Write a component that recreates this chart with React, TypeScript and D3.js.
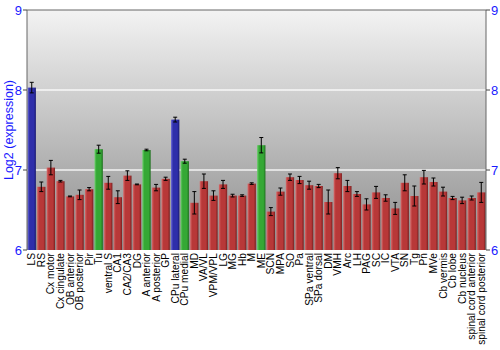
import React from "react";
import * as d3 from "d3";

const categories = ["LS","RS","Cx motor","Cx cingulate","OB anterior","OB posterior","Pir","Tu","ventral S","CA1","CA2/CA3","DG","A anterior","A posterior","GP","CPu lateral","CPu medial","MD","VA/VL","VPM/VPL","LG","MG","Hb","M","ME","SCN","MPA","SO","Pa","SPa ventral","SPa dorsal","DM","VMH","Arc","LH","PAG","SC","IC","VTA","SN","Tg","Pn","MVe","Cb vermis","Cb lobe","Cb nucleus","spinal cord anterior","spinal cord posterior"];
const values = [8.03,6.79,7.03,6.86,6.67,6.69,6.76,7.26,6.84,6.66,6.93,6.82,7.25,6.78,6.89,7.63,7.11,6.59,6.86,6.68,6.82,6.68,6.68,6.83,7.31,6.48,6.73,6.91,6.875,6.81,6.80,6.6,6.96,6.80,6.70,6.57,6.72,6.65,6.52,6.84,6.675,6.91,6.85,6.73,6.65,6.62,6.65,6.72];
const errors = [0.066,0.06,0.09,0.01,0.005,0.06,0.02,0.05,0.08,0.08,0.06,0.005,0.01,0.04,0.02,0.03,0.025,0.14,0.09,0.06,0.05,0.017,0.01,0.01,0.096,0.05,0.045,0.04,0.045,0.05,0.02,0.15,0.07,0.07,0.03,0.07,0.075,0.04,0.075,0.1,0.125,0.085,0.05,0.055,0.02,0.04,0.025,0.125];
const groups = ["b","r","r","r","r","r","r","g","r","r","r","r","g","r","r","b","g","r","r","r","r","r","r","r","g","r","r","r","r","r","r","r","r","r","r","r","r","r","r","r","r","r","r","r","r","r","r","r"];
const yTicks = [6, 7, 8, 9];

export default function App() {
  const W = 500, H = 350;
  const left = 27, right = 486, top = 10, bottom = 250;
  const x = d3.scaleBand<string>().domain(categories).range([left, right]).paddingInner(0.13).paddingOuter(0.06);
  const y = d3.scaleLinear().domain([6, 9]).range([bottom, top]);
  const font = "'Liberation Sans', Arial, sans-serif";
  const grads: Record<string, [string, string, string]> = {
    b: ["#6a6ad8", "#2e2eaa", "#1a1a70"],
    r: ["#d86a6a", "#b83838", "#7a2020"],
    g: ["#6ad06a", "#35a835", "#1f701f"],
  };
  return (
    <svg width={W} height={H} style={{ position: "absolute", left: 0, top: 0 }} fontFamily={font}>
      <defs>
        <linearGradient id="bg" x1="0" y1="0" x2="0" y2="1">
          <stop offset="0" stopColor="#f3f3f3" />
          <stop offset="1" stopColor="#8c8c8c" />
        </linearGradient>
        {Object.entries(grads).map(([k, c]) => (
          <linearGradient key={k} id={"bar" + k} x1="0" y1="0" x2="1" y2="0">
            <stop offset="0" stopColor={c[0]} />
            <stop offset="0.25" stopColor={c[1]} />
            <stop offset="0.75" stopColor={c[1]} />
            <stop offset="1" stopColor={c[2]} />
          </linearGradient>
        ))}
      </defs>
      <rect x={left} y={top} width={right - left} height={bottom - top} fill="url(#bg)" />
      {[7, 8].map((t) => (
        <line key={t} x1={left} x2={right} y1={y(t)} y2={y(t)} stroke="#ffffff" strokeWidth={1.5} opacity={0.85} />
      ))}
      {categories.map((c, i) => (
        <rect key={c} x={x(c)} y={y(values[i])} width={x.bandwidth()} height={bottom - y(values[i])} fill={`url(#bar${groups[i]})`} />
      ))}
      {categories.map((c, i) => {
        const cx = (x(c) as number) + x.bandwidth() / 2;
        const y1 = y(values[i] + errors[i]);
        const y2 = y(values[i] - errors[i]);
        return (
          <g key={c} stroke="#000" strokeWidth={1}>
            <line x1={cx} x2={cx} y1={y1} y2={y2} />
            <line x1={cx - 2} x2={cx + 2} y1={y1} y2={y1} />
            <line x1={cx - 2} x2={cx + 2} y1={y2} y2={y2} />
          </g>
        );
      })}
      <line x1={left} x2={left} y1={top} y2={bottom} stroke="#666" />
      <line x1={right} x2={right} y1={top} y2={bottom} stroke="#666" />
      <line x1={left} x2={right} y1={top} y2={top} stroke="#666" />
      {yTicks.map((t) => (
        <g key={t}>
          <line x1={left - 4} x2={left} y1={y(t)} y2={y(t)} stroke="#444" />
          <line x1={right} x2={right + 4} y1={y(t)} y2={y(t)} stroke="#444" />
          <text x={left - 5} y={y(t)} dy="0.35em" textAnchor="end" fill="#1a1aff" fontSize={13}>{t}</text>
          <text x={right + 5} y={y(t)} dy="0.35em" textAnchor="start" fill="#1a1aff" fontSize={13}>{t}</text>
        </g>
      ))}
      <text transform={`translate(9,${(top + bottom) / 2}) rotate(-90)`} textAnchor="middle" dy="0.35em" fill="#1a1aff" fontSize={12.5}>Log2 (expression)</text>
      {categories.map((c) => {
        const cx = (x(c) as number) + x.bandwidth() / 2;
        return (
          <text key={c} transform={`translate(${cx},${bottom + 3}) rotate(-90)`} textAnchor="end" dy="0.35em" fontSize={10.2} fill="#000">{c}</text>
        );
      })}
    </svg>
  );
}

----

▶ **Task to carry out**
Everything from the first line to the line with "import * as" must be repeated exactly, and nothing else. Leave the pictures out.

▶ **Response below**
Write a component that recreates this chart with React, TypeScript and D3.js.
import React from "react";
import * as d3 from "d3";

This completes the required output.